My friend told me that his chickens, all the hens and the rooster had been slaughtered by a mink. He knew the killer was a mink because a nearby hunter saw the it leaving my friend’s farm and told him. My friend told me that the murderous rodent ate only one of the birds but killed all the others. This is a problem for me. Apparently minks kill not to feed themselves but for no good reason, as a sort of sport. This contradicts my belief that animals are inherently moral, that they kill only to survive. Chickens pose no threat but minks slaughter them out of sheer brutal meanness, it seems. I thought only humans did that. I thought war was a perverse product of human will.

Looks like I am wrong to assume that morality is inherent in nature. Rodents are devoid of intellect; they act on instinct. I always thought the the source of evil was human will, that immorality was a strictly human choice, contrary to natural instinct; but a mink is capable of murderous cruelty.
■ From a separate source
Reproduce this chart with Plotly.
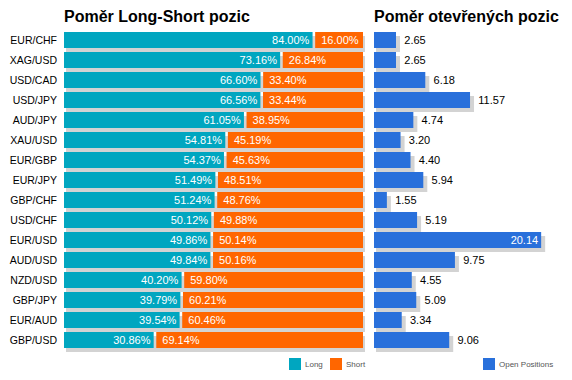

This challenges my belief that the universe is inherently holy, essentially beneficial, moral, supporting all life and nurturing existence, because if unthinking rodents kill innocent chickens for sport…

So morality, the primary evidence of love in the human world, our motivation to be kind, to help and not to harm one another, is a learned trait. It stands to reason. Otherwise why would sages and Saviors, scriptures and philosophers be necessary?